Exercise goal: Print exactly the lines from the first one down to the line containing "plt.rcParams['font.family'] = ['Liberation", both ends included, with no pictures and nothing else.

Dataset excerpt:
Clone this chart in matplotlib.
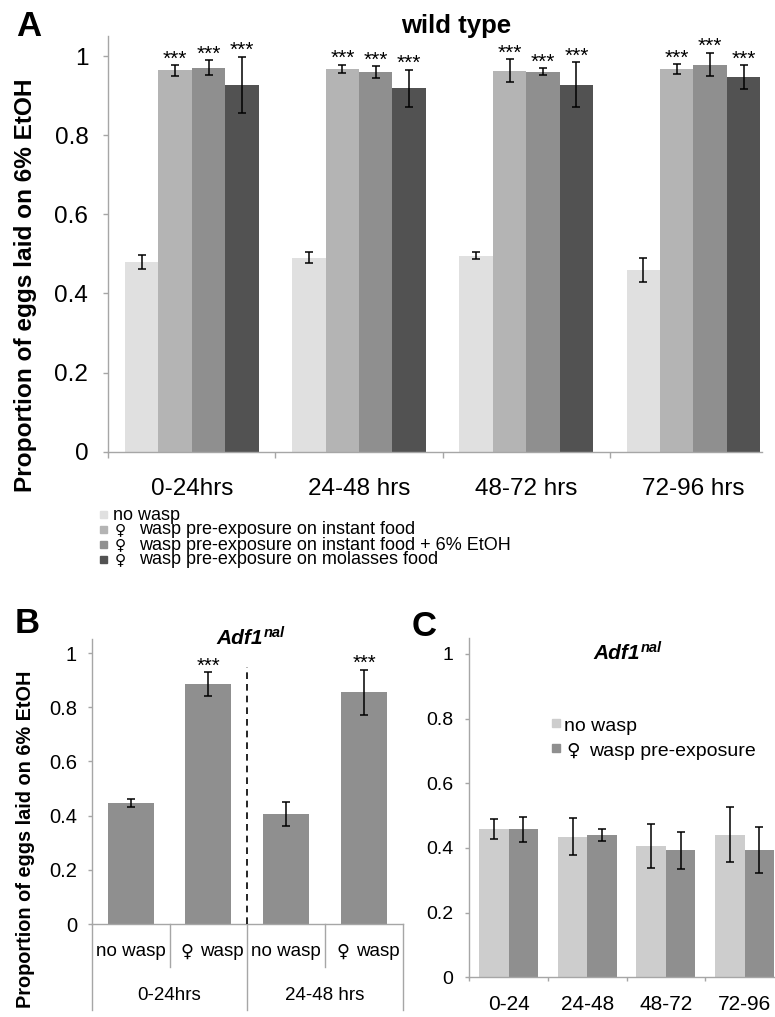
import matplotlib
matplotlib.use("Agg")
import matplotlib.pyplot as plt
from matplotlib.patches import Rectangle
from matplotlib.transforms import blended_transform_factory
import numpy as np

plt.rcParams['font.family'] = ['Liberation Sans', 'DejaVu Sans']

# ---------------- data ----------------
FEMALE = '\u2640'
groups_A = ['0-24hrs', '24-48 hrs', '48-72 hrs', '72-96 hrs']
series_A = ['no wasp',
            FEMALE + ' wasp pre-exposure on instant food',
            FEMALE + ' wasp pre-exposure on instant food + 6% EtOH',
            FEMALE + ' wasp pre-exposure on molasses food']
A_no_wasp = [0.479, 0.491, 0.495, 0.460]
A_no_wasp_err = [0.018, 0.015, 0.009, 0.031]
A_instant = [0.964, 0.968, 0.963, 0.967]
A_instant_err = [0.013, 0.010, 0.029, 0.013]
A_instant_etoh = [0.971, 0.960, 0.961, 0.979]
A_instant_etoh_err = [0.019, 0.015, 0.009, 0.030]
A_molasses = [0.928, 0.919, 0.928, 0.947]
A_molasses_err = [0.071, 0.047, 0.057, 0.030]
A_sig = ['', '***', '***', '***']

B_labels = ['no wasp', FEMALE + ' wasp', 'no wasp', FEMALE + ' wasp']
B_groups = ['0-24hrs', '24-48 hrs']
B_values = [0.448, 0.886, 0.407, 0.855]
B_err = [0.015, 0.043, 0.045, 0.083]
B_sig = ['', '***', '', '***']

C_groups = ['0-24', '24-48', '48-72', '72-96']
C_series = ['no wasp', FEMALE + ' wasp pre-exposure']
C_no_wasp = [0.459, 0.435, 0.407, 0.441]
C_no_wasp_err = [0.030, 0.058, 0.068, 0.085]
C_wasp = [0.458, 0.440, 0.393, 0.395]
C_wasp_err = [0.039, 0.018, 0.057, 0.071]

yticks = [0, 0.2, 0.4, 0.6, 0.8, 1.0]
ytick_labels = ['0', '0.2', '0.4', '0.6', '0.8', '1']

# ---------------- layout helpers ----------------
W, H = 775, 1017
fig = plt.figure(figsize=(W / 100, H / 100), dpi=100)


def rect(l, t, r, b):
    return [l / W, 1 - b / H, (r - l) / W, (b - t) / H]


def fx(x):
    return x / W


def fy(y):
    return 1 - y / H


SPINE = '#a6a6a6'
colors_A = ['#e0e0e0', '#b4b4b4', '#8f8f8f', '#525252']
color_B = '#8f8f8f'
colors_C = ['#cdcdcd', '#8f8f8f']
ekw = dict(ecolor='black', elinewidth=1.1, capsize=2.8, capthick=1.1)


def split_female(label):
    """Return (has_symbol, rest_of_text)."""
    if label.startswith(FEMALE):
        return True, label[len(FEMALE):].strip()
    return False, label


def fig_label(x_sym, x_text, y, label, size, sym_scale):
    has, rest = split_female(label)
    if has:
        fig.text(fx(x_sym), fy(y - 0.5), FEMALE, ha='left', va='center',
                 fontsize=size * sym_scale, family='DejaVu Sans')
        fig.text(fx(x_text), fy(y), rest, ha='left', va='center', fontsize=size)
    else:
        fig.text(fx(x_sym - 2), fy(y), rest, ha='left', va='center', fontsize=size)


def style_axes(ax, ylab_size, tick_len, pad):
    for s in ['top', 'right']:
        ax.spines[s].set_visible(False)
    for s in ['left', 'bottom']:
        ax.spines[s].set_color(SPINE)
        ax.spines[s].set_linewidth(1.0)
    ax.set_ylim(0, 1.05)
    ax.set_xlim(-0.5, 3.5)
    ax.set_yticks(yticks)
    ax.set_yticklabels(ytick_labels)
    ax.tick_params(axis='y', direction='out', length=tick_len, width=1.0,
                   color=SPINE, labelsize=ylab_size, pad=pad)


def stars(ax, x, top, label, size):
    if label:
        ax.annotate(label, xy=(x, top), xytext=(0, 0.5), textcoords='offset points',
                    ha='center', va='baseline', fontsize=size)


# ---------------- Panel A ----------------
axA = fig.add_axes(rect(108.3, 451.7 - 1.05 * 395.5, 777, 451.7))
style_axes(axA, 17.5, 3.6, 10.8)
xA = np.arange(len(groups_A))
wA = 0.2
dataA = [(A_no_wasp, A_no_wasp_err), (A_instant, A_instant_err),
         (A_instant_etoh, A_instant_etoh_err), (A_molasses, A_molasses_err)]
for i, (vals, errs) in enumerate(dataA):
    xs = xA + (i - 1.5) * wA
    axA.bar(xs, vals, wA, color=colors_A[i], yerr=errs, error_kw=ekw, zorder=2)
    for x, v, e in zip(xs, vals, errs):
        stars(axA, x, v + e, A_sig[i], 15)
axA.set_xticks(np.arange(-0.5, 4, 1.0))
axA.set_xticklabels([])
axA.tick_params(axis='x', direction='out', length=4.3, width=1.0, color=SPINE)
axA.spines['bottom'].set_bounds(-0.5, 3.41)
trA = blended_transform_factory(axA.transData, fig.transFigure)
for x, g in zip(xA, groups_A):
    axA.text(x, fy(489), g, transform=trA, ha='center', va='center', fontsize=17.5)
fig.text(fx(456), fy(33), 'wild type', ha='center', va='baseline',
         fontsize=18.5, fontweight='bold')
fig.text(fx(26), fy(285), 'Proportion of eggs laid on 6% EtOH', rotation=90,
         ha='center', va='center', fontsize=17.6, fontweight='bold')
fig.text(fx(16), fy(36), 'A', ha='left', va='baseline', fontsize=25, fontweight='bold')

# Legend A (manual)
for i, lab in enumerate(series_A):
    yc = 515 + 15 * i
    fig.patches.append(Rectangle((fx(100), fy(yc + 2.5)), 7 / W, 7 / H,
                                 transform=fig.transFigure, color=colors_A[i]))
    fig_label(115, 139, yc, lab, 13, 0.85)

# ---------------- Panel B ----------------
axB = fig.add_axes(rect(91.7, 924 - 1.05 * 271, 403, 924))
style_axes(axB, 14.5, 3, 7.5)
xB = np.arange(len(B_values))
axB.bar(xB, B_values, 0.59, color=color_B, yerr=B_err, error_kw=ekw, zorder=2)
for x, v, e, s in zip(xB, B_values, B_err, B_sig):
    stars(axB, x, v + e, s, 14.5)
axB.set_xticks([])
axB.spines['bottom'].set_bounds(-0.5, 3.5)
axB.plot([1.5, 1.5], [0, 0.95], color='black', lw=1.2, ls=(0, (4, 3)), zorder=3)
trB = blended_transform_factory(axB.transData, axB.transAxes)
hB = 1.05 * 271
for x in [0.5, 2.5]:
    axB.plot([x, x], [0, -(966.7 - 924) / hB], transform=trB, color=SPINE,
             lw=1.0, clip_on=False)
for x in [-0.5, 1.5, 3.5]:
    axB.plot([x, x], [0, -(1010 - 924) / hB], transform=trB, color=SPINE,
             lw=1.0, clip_on=False)
for x, lab in zip(xB, B_labels):
    has, rest = split_female(lab)
    yB = -(951.7 - 924) / hB
    if has:
        axB.annotate(FEMALE, xy=(x, yB), xycoords=trB, xytext=(-21, 0),
                     textcoords='offset pixels', ha='center', va='center',
                     fontsize=13.5 * 0.95, family='DejaVu Sans')
        axB.annotate(rest, xy=(x, yB), xycoords=trB, xytext=(-8, 0),
                     textcoords='offset pixels', ha='left', va='center',
                     fontsize=13.5)
    else:
        axB.text(x, yB, rest, transform=trB, ha='center', va='center',
                 fontsize=13.5)
for x, g in zip([0.5, 2.5], B_groups):
    axB.text(x, -(995 - 924) / hB, g, transform=trB, ha='center',
             va='center', fontsize=13.5)
fig.text(fx(263), fy(644), 'Adf1', ha='right', va='baseline', fontsize=15,
         fontweight='bold', fontstyle='italic')
fig.text(fx(263.5), fy(637), 'nal', ha='left', va='baseline', fontsize=10.5,
         fontweight='bold', fontstyle='italic')
fig.text(fx(26), fy(839), 'Proportion of eggs laid on 6% EtOH', rotation=90,
         ha='center', va='center', fontsize=14.3, fontweight='bold')
fig.text(fx(15), fy(633), 'B', ha='left', va='baseline', fontsize=25, fontweight='bold')

# ---------------- Panel C ----------------
axC = fig.add_axes(rect(469.3, 977.3 - 1.05 * 323.3, 784, 977.3))
style_axes(axC, 14, 3, 8.6)
xC = np.arange(len(C_groups))
wC = 0.375
axC.bar(xC - wC / 2, C_no_wasp, wC, color=colors_C[0], yerr=C_no_wasp_err,
        error_kw=ekw, zorder=2)
axC.bar(xC + wC / 2, C_wasp, wC, color=colors_C[1], yerr=C_wasp_err,
        error_kw=ekw, zorder=2)
axC.set_xticks(np.arange(-0.5, 4, 1.0))
axC.set_xticklabels([])
axC.tick_params(axis='x', direction='out', length=3, width=1.0, color=SPINE)
trC = blended_transform_factory(axC.transData, fig.transFigure)
for x, g in zip(xC, C_groups):
    axC.text(x, fy(1004), g, transform=trC, ha='center', va='center', fontsize=15)
fig.text(fx(640), fy(659), 'Adf1', ha='right', va='baseline', fontsize=15,
         fontweight='bold', fontstyle='italic')
fig.text(fx(640.5), fy(652), 'nal', ha='left', va='baseline', fontsize=10.5,
         fontweight='bold', fontstyle='italic')
fig.text(fx(412), fy(636), 'C', ha='left', va='baseline', fontsize=25, fontweight='bold')
for i, lab in enumerate(C_series):
    yc = [726.7, 751.7][i]
    fig.patches.append(Rectangle((fx(551.7), fy(yc + 0.5)), 8.5 / W, 8.5 / H,
                                 transform=fig.transFigure, color=colors_C[i]))
    fig_label(566, 589, yc, lab, 14, 0.95)

fig.savefig('out.png', dpi=100)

Reply to the exercise:
Clone this chart in matplotlib.
import matplotlib
matplotlib.use("Agg")
import matplotlib.pyplot as plt
from matplotlib.patches import Rectangle
from matplotlib.transforms import blended_transform_factory
import numpy as np

plt.rcParams['font.family'] = ['Liberation Sans', 'DejaVu Sans']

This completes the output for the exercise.